=== DATA EXCERPTS ===
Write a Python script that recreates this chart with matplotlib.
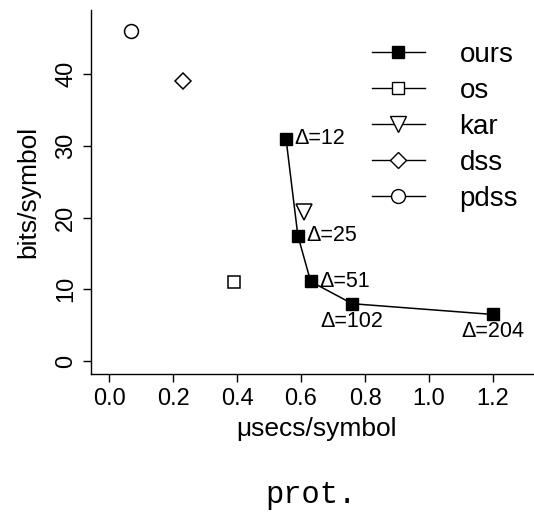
import matplotlib
matplotlib.use("Agg")
import matplotlib.pyplot as plt
from matplotlib.lines import Line2D

plt.rcParams['font.family'] = ['Liberation Sans', 'DejaVu Sans']

# data
ours_x = [0.553, 0.59, 0.63, 0.76, 1.20]
ours_y = [31.0, 17.5, 11.1, 8.0, 6.5]
ours_labels = ["Δ=12", "Δ=25", "Δ=51", "Δ=102", "Δ=204"]
os_x, os_y = [0.39], [11.0]
kar_x, kar_y = [0.61], [20.8]
dss_x, dss_y = [0.23], [39.0]
pdss_x, pdss_y = [0.068], [46.0]
xticks = [0.0, 0.2, 0.4, 0.6, 0.8, 1.0, 1.2]
yticks = [0, 10, 20, 30, 40]

W, H = 534, 514
fig = plt.figure(figsize=(W / 100, H / 100), dpi=100)
ax = fig.add_axes([91 / W, 1 - 374 / H, (W - 91) / W, (374 - 10) / H])

ax.plot(ours_x, ours_y, color='black', lw=1.1, marker='s', ms=9,
        mfc='black', mec='black')
ax.plot(os_x, os_y, ls='none', marker='s', ms=9, mfc='white', mec='black', mew=1.1)
ax.plot(kar_x, kar_y, ls='none', marker='v', ms=11, mfc='white', mec='black', mew=1.1)
ax.plot(dss_x, dss_y, ls='none', marker='D', ms=8.5, mfc='white', mec='black', mew=1.1)
ax.plot(pdss_x, pdss_y, ls='none', marker='o', ms=10, mfc='white', mec='black', mew=1.1)

for i, (x, y, t) in enumerate(zip(ours_x, ours_y, ours_labels)):
    if i < 3:
        ax.annotate(t, (x, y), xytext=(6, 0), textcoords='offset points',
                    ha='left', va='center', fontsize=15.5)
    else:
        ax.annotate(t, (x, y), xytext=(0, -5), textcoords='offset points',
                    ha='center', va='top', fontsize=15.5)

ax.set_xlim(-0.0565, 1.328)
ax.set_ylim(-1.8, 48.95)
ax.set_xticks(xticks)
ax.set_xticklabels([f"{v:.1f}" for v in xticks])
ax.set_yticks(yticks)
ax.set_yticklabels([str(v) for v in yticks])
ax.tick_params(axis='both', direction='out', length=6, width=1, labelsize=17)
ax.tick_params(axis='x', pad=4)
ax.tick_params(axis='y', pad=4, labelrotation=90)
for lbl in ax.get_yticklabels():
    lbl.set_va('center')
for s in ['top', 'right']:
    ax.spines[s].set_visible(False)
for s in ['left', 'bottom']:
    ax.spines[s].set_linewidth(1)

fig.text(28 / W, 1 - 192 / H, "bits/symbol", rotation=90, ha='center', va='center', fontsize=19)
fig.text(317 / W, 1 - 429 / H, "μsecs/symbol", ha='center', va='center', fontsize=19)
fig.text(311 / W, 1 - 495 / H, "prot.", ha='center', va='center', fontsize=22,
         family='Liberation Mono')

handles = [
    Line2D([], [], color='black', lw=1, marker='s', ms=9, mfc='black', mec='black'),
    Line2D([], [], color='black', lw=1, marker='s', ms=9, mfc='white', mec='black'),
    Line2D([], [], color='black', lw=1, marker='v', ms=11, mfc='white', mec='black'),
    Line2D([], [], color='black', lw=1, marker='D', ms=8.5, mfc='white', mec='black'),
    Line2D([], [], color='black', lw=1, marker='o', ms=10, mfc='white', mec='black'),
]
names = ["ours", "os", "kar", "dss", "pdss"]
fig.legend(handles, names, loc='upper left', bbox_to_anchor=(372 / W, 1 - 42 / H),
           frameon=False, fontsize=20, handlelength=1.9, handletextpad=1.25,
           labelspacing=0.36, borderpad=0, borderaxespad=0)

fig.savefig("out.png", dpi=100)
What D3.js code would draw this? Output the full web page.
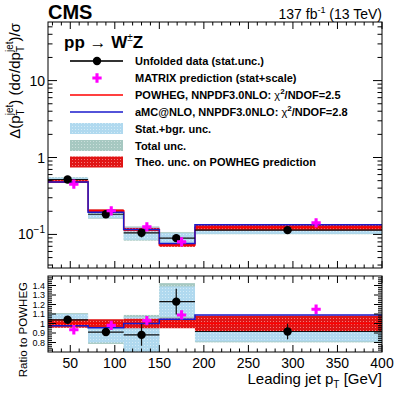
===
WORK INSTRUCTIONS: Set down the lines of the records above exactly, apart from the pictures.

RESULT FOR THIS EXERCISE:
Write a Python script that recreates this chart with matplotlib.
import matplotlib
matplotlib.use("Agg")
import matplotlib.pyplot as plt
from matplotlib.lines import Line2D

plt.rcParams['font.family'] = ['Liberation Sans', 'DejaVu Sans']

# data
ours_x = [0.553, 0.59, 0.63, 0.76, 1.20]
ours_y = [31.0, 17.5, 11.1, 8.0, 6.5]
ours_labels = ["Δ=12", "Δ=25", "Δ=51", "Δ=102", "Δ=204"]
os_x, os_y = [0.39], [11.0]
kar_x, kar_y = [0.61], [20.8]
dss_x, dss_y = [0.23], [39.0]
pdss_x, pdss_y = [0.068], [46.0]
xticks = [0.0, 0.2, 0.4, 0.6, 0.8, 1.0, 1.2]
yticks = [0, 10, 20, 30, 40]

W, H = 534, 514
fig = plt.figure(figsize=(W / 100, H / 100), dpi=100)
ax = fig.add_axes([91 / W, 1 - 374 / H, (W - 91) / W, (374 - 10) / H])

ax.plot(ours_x, ours_y, color='black', lw=1.1, marker='s', ms=9,
        mfc='black', mec='black')
ax.plot(os_x, os_y, ls='none', marker='s', ms=9, mfc='white', mec='black', mew=1.1)
ax.plot(kar_x, kar_y, ls='none', marker='v', ms=11, mfc='white', mec='black', mew=1.1)
ax.plot(dss_x, dss_y, ls='none', marker='D', ms=8.5, mfc='white', mec='black', mew=1.1)
ax.plot(pdss_x, pdss_y, ls='none', marker='o', ms=10, mfc='white', mec='black', mew=1.1)

for i, (x, y, t) in enumerate(zip(ours_x, ours_y, ours_labels)):
    if i < 3:
        ax.annotate(t, (x, y), xytext=(6, 0), textcoords='offset points',
                    ha='left', va='center', fontsize=15.5)
    else:
        ax.annotate(t, (x, y), xytext=(0, -5), textcoords='offset points',
                    ha='center', va='top', fontsize=15.5)

ax.set_xlim(-0.0565, 1.328)
ax.set_ylim(-1.8, 48.95)
ax.set_xticks(xticks)
ax.set_xticklabels([f"{v:.1f}" for v in xticks])
ax.set_yticks(yticks)
ax.set_yticklabels([str(v) for v in yticks])
ax.tick_params(axis='both', direction='out', length=6, width=1, labelsize=17)
ax.tick_params(axis='x', pad=4)
ax.tick_params(axis='y', pad=4, labelrotation=90)
for lbl in ax.get_yticklabels():
    lbl.set_va('center')
for s in ['top', 'right']:
    ax.spines[s].set_visible(False)
for s in ['left', 'bottom']:
    ax.spines[s].set_linewidth(1)

fig.text(28 / W, 1 - 192 / H, "bits/symbol", rotation=90, ha='center', va='center', fontsize=19)
fig.text(317 / W, 1 - 429 / H, "μsecs/symbol", ha='center', va='center', fontsize=19)
fig.text(311 / W, 1 - 495 / H, "prot.", ha='center', va='center', fontsize=22,
         family='Liberation Mono')

handles = [
    Line2D([], [], color='black', lw=1, marker='s', ms=9, mfc='black', mec='black'),
    Line2D([], [], color='black', lw=1, marker='s', ms=9, mfc='white', mec='black'),
    Line2D([], [], color='black', lw=1, marker='v', ms=11, mfc='white', mec='black'),
    Line2D([], [], color='black', lw=1, marker='D', ms=8.5, mfc='white', mec='black'),
    Line2D([], [], color='black', lw=1, marker='o', ms=10, mfc='white', mec='black'),
]
names = ["ours", "os", "kar", "dss", "pdss"]
fig.legend(handles, names, loc='upper left', bbox_to_anchor=(372 / W, 1 - 42 / H),
           frameon=False, fontsize=20, handlelength=1.9, handletextpad=1.25,
           labelspacing=0.36, borderpad=0, borderaxespad=0)

fig.savefig("out.png", dpi=100)
What D3.js code would draw this? Output the full web page.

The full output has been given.